Titbits from my Archives: Neyveli

by B M S Bisht, Retired GM, NFR


(From an IRFCA post, May 2007.)

Commonly it is transport that develops an area but sometimes the reverse also happens. It happened at Neyveli in the south more than 40 years ago! In the early 1960's a 'condemned' (unfit for operational use) metre gauge 4-wheeler wooden officers inspection carriage or saloon was stabled in Neyveli yard to make it a 'station cum booking office'! The carriage was suitably partitioned to make it an expedient booking counter and the rest for the 'station' records etc. The only occupant was a forlorn railway booking clerk who would gaze sometimes all day long at the sky as he had hardly any one to sell tickets to! Except a few stragglers the whole area was a vast expanse of nothingness! But fortunately the scenario changed sooner than expected with a dramatic rise in lignite exploitation at Neyveli. The carriage became nostalgia with a small respectable building came up with a proper station master's office, a parcel office, a goods shed, a vending stall, and a small covered shed on the (only) platform with drinking water, etc.

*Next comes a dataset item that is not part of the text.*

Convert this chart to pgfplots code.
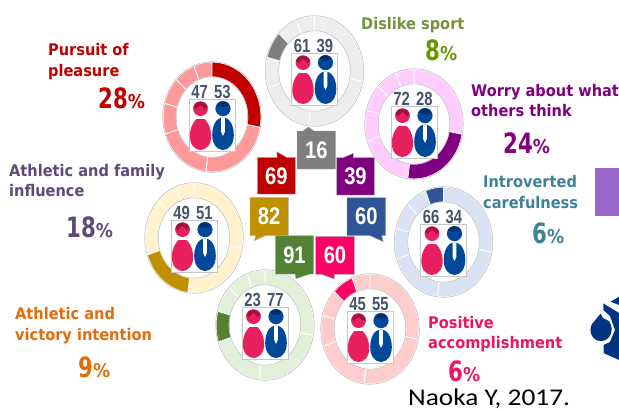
\documentclass[border=0pt]{standalone}
\usepackage{fontspec}
\setmainfont{Liberation Sans}
\usepackage{pgfplots}
\usepackage{pgfplotstable}
\pgfplotsset{compat=1.18}
\newfontfamily\labf{DejaVu Sans}
\newfontfamily\numf{Liberation Sans}
\newfontfamily\capf{Carlito}
\definecolor{cgray}{HTML}{7F7F7F}\definecolor{lgray}{HTML}{EDEDED}
\definecolor{cred}{HTML}{C00000}\definecolor{lred}{HTML}{FF9999}
\definecolor{cpur}{HTML}{800080}\definecolor{lpur}{HTML}{FFCCFF}
\definecolor{coli}{HTML}{BF9000}\definecolor{loli}{HTML}{FFF2CC}
\definecolor{cblu}{HTML}{2F5597}\definecolor{lblu}{HTML}{DAE3F3}
\definecolor{cgre}{HTML}{548235}\definecolor{lgre}{HTML}{E2EFD9}
\definecolor{cpin}{HTML}{FF0066}\definecolor{lpin}{HTML}{FFCCCC}
\definecolor{wom}{HTML}{E8205F}\definecolor{womd}{HTML}{A5103F}
\definecolor{man}{HTML}{00489A}\definecolor{mand}{HTML}{00306E}
\definecolor{numc}{HTML}{44546A}
\definecolor{c7e923c}{HTML}{76923C}\definecolor{c8}{HTML}{669900}
\definecolor{cteal}{HTML}{3F8199}\definecolor{cplum}{HTML}{5F497A}
\definecolor{corg}{HTML}{E46C0A}\definecolor{cmag}{HTML}{EC1463}
\definecolor{cside}{HTML}{9966CC}\definecolor{logo}{HTML}{003380}
% pie shares of the seven types (percent positions round each ring)
\pgfplotstableread[row sep=\\]{p r\\0 1\\2 1\\4 1\\6 1\\8 1\\10 1\\12 1\\14 1\\16 1\\18 1\\20 1\\22 1\\24 1\\26 1\\28 1\\28 .73\\26 .73\\24 .73\\22 .73\\20 .73\\18 .73\\16 .73\\14 .73\\12 .73\\10 .73\\8 .73\\6 .73\\4 .73\\2 .73\\0 .73\\0 1\\}\segA
\pgfplotstableread[row sep=\\]{p r\\28 1\\30 1\\32 1\\34 1\\36 1\\38 1\\40 1\\42 1\\44 1\\46 1\\48 1\\50 1\\52 1\\52 .73\\50 .73\\48 .73\\46 .73\\44 .73\\42 .73\\40 .73\\38 .73\\36 .73\\34 .73\\32 .73\\30 .73\\28 .73\\28 1\\}\segB
\pgfplotstableread[row sep=\\]{p r\\52 1\\54 1\\56 1\\58 1\\60 1\\62 1\\64 1\\66 1\\68 1\\70 1\\70 .73\\68 .73\\66 .73\\64 .73\\62 .73\\60 .73\\58 .73\\56 .73\\54 .73\\52 .73\\52 1\\}\segC
\pgfplotstableread[row sep=\\]{p r\\70 1\\72 1\\74 1\\76 1\\79 1\\79 .73\\76 .73\\74 .73\\72 .73\\70 .73\\70 1\\}\segD
\pgfplotstableread[row sep=\\]{p r\\79 1\\81 1\\83 1\\85 1\\87 1\\87 .73\\85 .73\\83 .73\\81 .73\\79 .73\\79 1\\}\segE
\pgfplotstableread[row sep=\\]{p r\\87 1\\89 1\\91 1\\94 1\\94 .73\\91 .73\\89 .73\\87 .73\\87 1\\}\segF
\pgfplotstableread[row sep=\\]{p r\\94 1\\96 1\\98 1\\100 1\\100 .73\\98 .73\\96 .73\\94 .73\\94 1\\}\segG
\newcommand\seg[4]{\addplot[fill=#4,draw=white,line width=.8pt,line join=bevel] table[x expr=#1+49*\thisrow{r}*sin(3.6*\thisrow{p}),y expr=#2-55*\thisrow{r}*cos(3.6*\thisrow{p})] {#3};}
\newcommand\ring[6]{% cx cy light seg dark-colour: then figures
  \seg{#1}{#2}{\segA}{#3}\seg{#1}{#2}{\segB}{#3}\seg{#1}{#2}{\segC}{#3}\seg{#1}{#2}{\segD}{#3}\seg{#1}{#2}{\segE}{#3}\seg{#1}{#2}{\segF}{#3}\seg{#1}{#2}{\segG}{#3}
  \seg{#1}{#2}{#4}{#5}
  \begin{scope}[shift={(axis cs:#1,#2)},x=1pt,y=-1pt]
    \draw[black!28,line width=.5pt] (0,0) ellipse [x radius=49.3pt,y radius=55.3pt];
    \draw[black!28,line width=.5pt] (0,0) ellipse [x radius=35.8pt,y radius=40.2pt];
    \draw[black!22,fill=white,line width=.5pt] (-23,-17.5) rectangle (23,34);
    \fill[wom] (-11.5,-8.4) circle[radius=7.4pt];
    \fill[womd] (-18.5,-10) .. controls (-16.5,-17) and (-6.5,-17) .. (-4.5,-10) -- (-7,-8) -- (-11.5,-12) -- (-16,-8) -- cycle;
    \fill[wom] (-11.5,.5) .. controls (-17,.5) and (-22.2,10) .. (-22.2,19) .. controls (-22.2,28) and (-17,33) .. (-11.5,33) .. controls (-6,33) and (-.8,28) .. (-.8,19) .. controls (-.8,10) and (-6,.5) .. (-11.5,.5) -- cycle;
    \fill[white] (-15,0) rectangle (-8,1.6);
    \fill[man] (11,-8.4) circle[radius=7.6pt];
    \fill[mand] (4.6,-12) .. controls (6.5,-17) and (15.5,-17) .. (17.4,-12) .. controls (13,-9.5) and (9,-9.5) .. (4.6,-12) -- cycle;
    \fill[man] (11,.5) .. controls (4,.5) and (.2,9) .. (.2,18) .. controls (.2,27) and (5,33) .. (11,33) .. controls (17,33) and (21.8,27) .. (21.8,18) .. controls (21.8,9) and (18,.5) .. (11,.5) -- cycle;
    \fill[white] (9,.5) -- (13,.5) -- (12.8,15) -- (11,19) -- (9.2,15) -- cycle;
  \end{scope}
  \pctnums{#1}{#2}#6}
\newcommand\pctnums[4]{\begin{scope}[shift={(axis cs:#1,#2)},x=1pt,y=-1pt]
    \node[anchor=base,inner sep=0pt,text=numc] at (-12.3,-18.4) {\fontsize{19}{19}\numf\bfseries\scalebox{.78}[1]{#3}};
    \node[anchor=base,inner sep=0pt,text=numc] at (10.3,-18.4) {\fontsize{19}{19}\numf\bfseries\scalebox{.78}[1]{#4}};
  \end{scope}}
\newcommand\callout[5]{\fill[#1,draw=black!30,line width=.4pt] #2;
  \node[text=white,inner sep=0pt] at (#3,#4) {\fontsize{24}{24}\numf\bfseries\scalebox{.84}[1]{#5}};}
\newcommand\lab[5]{\node[anchor=base west,inner sep=0pt,text=#1] at (#2,#3) {\fontsize{#5}{#5}\labf\bfseries\scalebox{.91}[1]{#4}};}
\newcommand\pct[5]{\node[anchor=base west,inner sep=0pt,text=#1] at (#2,#3) {\fontsize{28}{28}\labf\bfseries\scalebox{.76}[1]{#4}\fontsize{19}{19}\selectfont\scalebox{.9}[1]{\%}};}
\begin{document}
\begin{tikzpicture}
\path[use as bounding box] (0,0) rectangle (619pt,410pt);
\begin{axis}[at={(0,0)},anchor=south west,scale only axis,width=619pt,height=410pt,
  xmin=0,xmax=619,ymin=0,ymax=410,y dir=reverse,hide axis]
\ring{314.5}{71}{lgray}{\segE}{cgray}{{61}{39}}
\ring{212}{117}{lred}{\segA}{cred}{{47}{53}}
\ring{414}{124}{lpur}{\segB}{cpur}{{72}{28}}
\ring{194}{238}{loli}{\segC}{coli}{{49}{51}}
\ring{443.5}{242}{lblu}{\segG}{cblu}{{66}{34}}
\ring{265}{325}{lgre}{\segD}{cgre}{{23}{77}}
\ring{370}{329}{lpin}{\segF}{cpin}{{45}{55}}
\begin{scope}[shift={(axis cs:0,0)},x=1pt,y=-1pt]
\callout{cgray}{(297,131)--(303,131)--(308.3,127)--(314,131)--(335.7,131)--(335.7,169)--(297,169)--cycle}{316.3}{150}{16}
\callout{cred}{(257.3,157.3)--(277.3,157.3)--(276.7,151.7)--(286.7,157.3)--(295.3,157.3)--(295.3,194)--(257.3,194)--cycle}{276.3}{176}{69}
\callout{cpur}{(336.7,157.6)--(343.3,157.6)--(353.3,153.3)--(353.3,157.6)--(374.3,157.6)--(374.3,195)--(336.7,195)--cycle}{355.5}{176.5}{39}
\callout{coli}{(250,197.3)--(288.3,197.3)--(288.3,235.7)--(265,235.7)--(254.3,240.7)--(255.7,235.7)--(250,235.7)--cycle}{269.2}{216.5}{82}
\callout{cblu}{(347,197.7)--(385.7,197.7)--(385.7,235.7)--(381.7,235.7)--(383.3,241.7)--(370,235.7)--(347,235.7)--cycle}{366.3}{216.7}{60}
\callout{cgre}{(275.3,235.7)--(313.7,235.7)--(313.7,274)--(310,274)--(296,278.7)--(295,274)--(275.3,274)--cycle}{294.5}{255}{91}
\callout{cpin}{(315.7,236.3)--(354.3,236.3)--(354.3,274.3)--(334.3,274.3)--(334.3,279)--(321.7,274.3)--(315.7,274.3)--cycle}{335}{255.3}{60}
\lab{c7e923c}{361}{29.3}{Dislike sport}{16}
\lab{cred}{48}{55}{Pursuit of}{16}
\lab{cred}{48}{76}{pleasure}{16}
\lab{cpur}{471}{96}{Worry about what}{16}
\lab{cpur}{471}{116}{others think}{16}
\lab{cteal}{483}{187}{Introverted}{16}
\lab{cteal}{483}{208}{carefulness}{16}
\lab{cplum}{9}{176}{Athletic and family}{16}
\lab{cplum}{9}{196}{influence}{16}
\lab{corg}{15}{319}{Athletic and}{16}
\lab{corg}{15}{340}{victory intention}{16}
\lab{cmag}{428}{328}{Positive}{16}
\lab{cmag}{428}{348}{accomplishment}{16}
\pct{c8}{425}{60}{8}{}
\pct{cred}{98}{108}{28}{}
\pct{cpur}{503}{153}{24}{}
\pct{cteal}{532}{243}{6}{}
\pct{cplum}{66}{237}{18}{}
\pct{corg}{78}{377}{9}{}
\pct{cmag}{448}{381}{6}{}
\node[anchor=base west,inner sep=0pt] at (408,405.5) {\fontsize{24}{24}\capf\scalebox{1.14}[1]{Naoka Y, 2017.}};
\fill[cside] (594.5,168) rectangle (619,216);
\fill[logo] (603.3,303.3) -- (619,313) -- (619,360) -- (603.5,353) -- (603.5,345) -- (610,342) -- (615,330) -- (610,316) -- (603.3,310) -- cycle;
\fill[logo] (610.7,301.7) -- (619,296.7) -- (619,305) -- cycle;
\fill[logo] (600.7,313.5) -- (603,318) -- (609,321) .. controls (615,330) and (610,341) .. (601,341) .. controls (592,341) and (588,331) .. (592,324) -- cycle;
\end{scope}
\end{axis}
\end{tikzpicture}
\end{document}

The picture of this station then in Southern Railway's in-house journal 'Southrail News' of April 1964 shows it as a roadside block station with 3 lines and the passenger amenities and facilities described above on the only platform.

Will some rail fan give a brief description of Neyveli station as it is now with other interesting facts and figures with the section on which it is situated. It must be a B. G. station now. I could not trace it on the TAAG ('Trains at a Glance') map. Perhaps it is still too small a station to count on an all-India basis!